• _DATASET EXTRACT_:
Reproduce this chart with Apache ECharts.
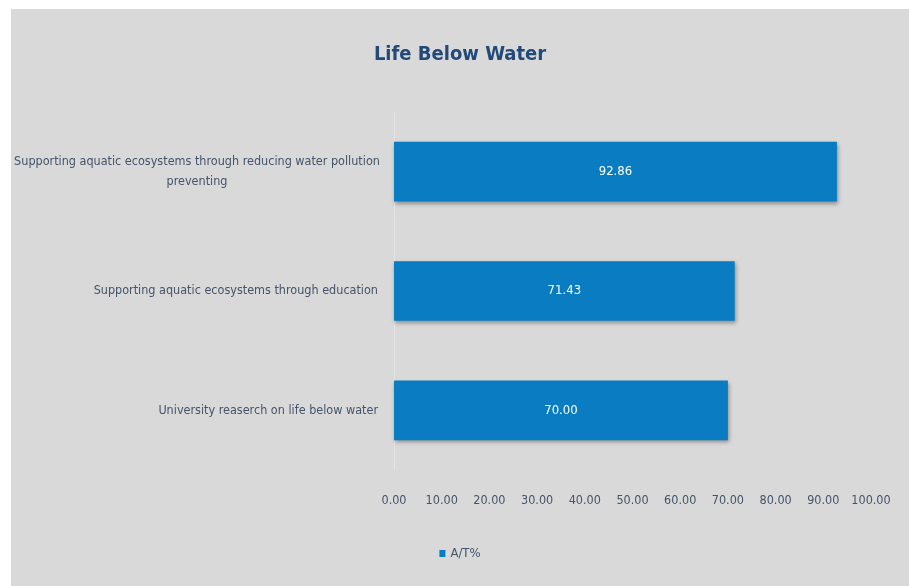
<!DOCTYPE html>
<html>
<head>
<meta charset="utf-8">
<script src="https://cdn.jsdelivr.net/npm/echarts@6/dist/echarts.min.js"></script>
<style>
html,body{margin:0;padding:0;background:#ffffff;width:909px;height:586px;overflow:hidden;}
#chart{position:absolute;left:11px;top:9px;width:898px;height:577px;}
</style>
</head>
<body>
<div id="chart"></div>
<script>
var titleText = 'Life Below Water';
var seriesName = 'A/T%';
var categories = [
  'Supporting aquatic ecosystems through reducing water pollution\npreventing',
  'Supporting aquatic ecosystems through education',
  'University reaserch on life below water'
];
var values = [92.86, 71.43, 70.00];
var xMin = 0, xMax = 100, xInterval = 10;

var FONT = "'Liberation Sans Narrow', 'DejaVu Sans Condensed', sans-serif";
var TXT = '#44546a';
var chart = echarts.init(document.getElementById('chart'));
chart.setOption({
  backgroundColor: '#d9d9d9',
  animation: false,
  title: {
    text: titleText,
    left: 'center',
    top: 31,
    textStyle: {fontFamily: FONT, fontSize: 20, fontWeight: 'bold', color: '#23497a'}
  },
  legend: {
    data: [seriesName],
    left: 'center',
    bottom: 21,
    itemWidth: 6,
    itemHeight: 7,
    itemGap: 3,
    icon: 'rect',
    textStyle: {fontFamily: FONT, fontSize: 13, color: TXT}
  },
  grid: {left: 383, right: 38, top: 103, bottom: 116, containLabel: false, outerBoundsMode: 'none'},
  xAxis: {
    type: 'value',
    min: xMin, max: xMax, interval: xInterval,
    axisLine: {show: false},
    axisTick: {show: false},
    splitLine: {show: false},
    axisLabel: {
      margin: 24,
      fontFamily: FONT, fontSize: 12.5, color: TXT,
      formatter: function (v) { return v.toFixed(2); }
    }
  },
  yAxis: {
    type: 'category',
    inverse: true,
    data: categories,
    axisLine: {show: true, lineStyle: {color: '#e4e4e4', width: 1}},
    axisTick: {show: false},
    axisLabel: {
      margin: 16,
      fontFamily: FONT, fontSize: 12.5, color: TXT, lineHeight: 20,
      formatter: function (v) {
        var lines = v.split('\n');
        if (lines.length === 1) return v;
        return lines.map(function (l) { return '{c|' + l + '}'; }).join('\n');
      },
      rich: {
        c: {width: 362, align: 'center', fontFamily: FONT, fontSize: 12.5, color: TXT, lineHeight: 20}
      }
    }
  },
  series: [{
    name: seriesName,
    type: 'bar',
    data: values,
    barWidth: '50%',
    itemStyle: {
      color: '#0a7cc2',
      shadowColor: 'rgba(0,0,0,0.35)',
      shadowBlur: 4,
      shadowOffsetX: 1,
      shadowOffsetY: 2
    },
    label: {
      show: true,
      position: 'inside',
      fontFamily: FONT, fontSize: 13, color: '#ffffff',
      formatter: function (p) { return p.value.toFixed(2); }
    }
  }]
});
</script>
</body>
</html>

• _THE TASK_:
With all pictures left out, please transcribe exactly the lines from the start of the material through the line with "var xMin = 0, xMax = 100, xInterval = 10;".

• _WRITTEN ANSWER_:
Reproduce this chart with Apache ECharts.
<!DOCTYPE html>
<html>
<head>
<meta charset="utf-8">
<script src="https://cdn.jsdelivr.net/npm/echarts@6/dist/echarts.min.js"></script>
<style>
html,body{margin:0;padding:0;background:#ffffff;width:909px;height:586px;overflow:hidden;}
#chart{position:absolute;left:11px;top:9px;width:898px;height:577px;}
</style>
</head>
<body>
<div id="chart"></div>
<script>
var titleText = 'Life Below Water';
var seriesName = 'A/T%';
var categories = [
  'Supporting aquatic ecosystems through reducing water pollution\npreventing',
  'Supporting aquatic ecosystems through education',
  'University reaserch on life below water'
];
var values = [92.86, 71.43, 70.00];
var xMin = 0, xMax = 100, xInterval = 10;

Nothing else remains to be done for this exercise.